__YOUR INSTRUCTIONS__: Only the number is wanted: count the lines in the data with "React" in them.

══ GIVEN INFORMATION

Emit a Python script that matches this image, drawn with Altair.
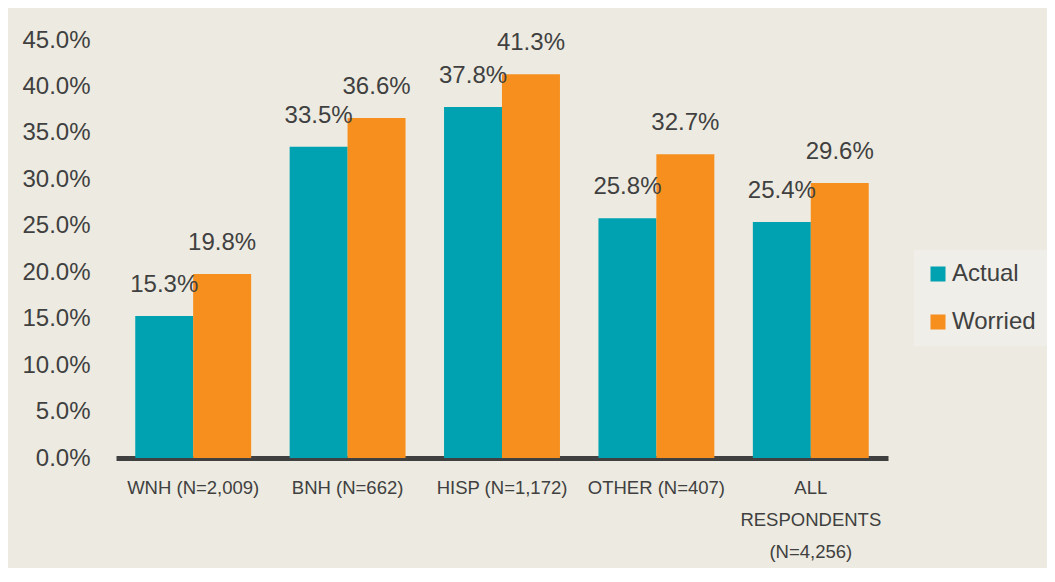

════
══ GIVEN INFORMATION

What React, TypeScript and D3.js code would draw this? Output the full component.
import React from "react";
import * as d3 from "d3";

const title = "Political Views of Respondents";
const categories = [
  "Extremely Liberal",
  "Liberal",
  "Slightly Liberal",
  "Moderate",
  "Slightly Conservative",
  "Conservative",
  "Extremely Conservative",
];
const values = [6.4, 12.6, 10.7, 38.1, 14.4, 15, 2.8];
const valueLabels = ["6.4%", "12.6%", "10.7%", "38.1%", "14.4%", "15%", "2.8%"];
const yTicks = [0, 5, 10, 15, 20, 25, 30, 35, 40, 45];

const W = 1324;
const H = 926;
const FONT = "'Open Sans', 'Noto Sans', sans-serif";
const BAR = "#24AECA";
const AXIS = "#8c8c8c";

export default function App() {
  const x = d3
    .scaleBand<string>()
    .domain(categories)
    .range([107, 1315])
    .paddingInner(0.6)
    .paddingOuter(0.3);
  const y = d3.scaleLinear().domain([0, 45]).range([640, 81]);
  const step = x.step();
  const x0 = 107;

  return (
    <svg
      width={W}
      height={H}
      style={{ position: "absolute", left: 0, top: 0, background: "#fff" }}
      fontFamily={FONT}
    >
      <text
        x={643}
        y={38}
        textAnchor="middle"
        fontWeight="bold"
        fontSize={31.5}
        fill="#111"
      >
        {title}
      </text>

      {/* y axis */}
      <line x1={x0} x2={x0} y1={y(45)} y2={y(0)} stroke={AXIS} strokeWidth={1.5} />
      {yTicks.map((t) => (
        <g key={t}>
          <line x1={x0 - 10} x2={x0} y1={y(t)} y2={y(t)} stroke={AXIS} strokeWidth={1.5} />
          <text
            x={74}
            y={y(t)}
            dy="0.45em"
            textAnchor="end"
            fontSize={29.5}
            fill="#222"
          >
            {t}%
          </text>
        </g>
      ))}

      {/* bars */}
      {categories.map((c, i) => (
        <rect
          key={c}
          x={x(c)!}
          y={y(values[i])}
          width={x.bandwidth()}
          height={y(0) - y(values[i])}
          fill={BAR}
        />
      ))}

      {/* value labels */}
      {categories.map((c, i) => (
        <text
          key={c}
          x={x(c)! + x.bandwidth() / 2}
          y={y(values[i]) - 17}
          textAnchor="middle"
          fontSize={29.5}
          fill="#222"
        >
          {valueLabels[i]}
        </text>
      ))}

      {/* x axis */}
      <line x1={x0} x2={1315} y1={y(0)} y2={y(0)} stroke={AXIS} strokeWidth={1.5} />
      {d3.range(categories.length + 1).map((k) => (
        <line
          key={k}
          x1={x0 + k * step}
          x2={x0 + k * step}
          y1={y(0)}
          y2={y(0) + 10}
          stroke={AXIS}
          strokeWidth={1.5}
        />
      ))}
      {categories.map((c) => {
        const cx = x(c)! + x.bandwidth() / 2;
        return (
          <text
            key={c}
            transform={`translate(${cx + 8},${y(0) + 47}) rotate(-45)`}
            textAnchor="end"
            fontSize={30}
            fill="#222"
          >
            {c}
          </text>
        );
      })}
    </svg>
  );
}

════

__ANSWER TO THIS PROBLEM__: 2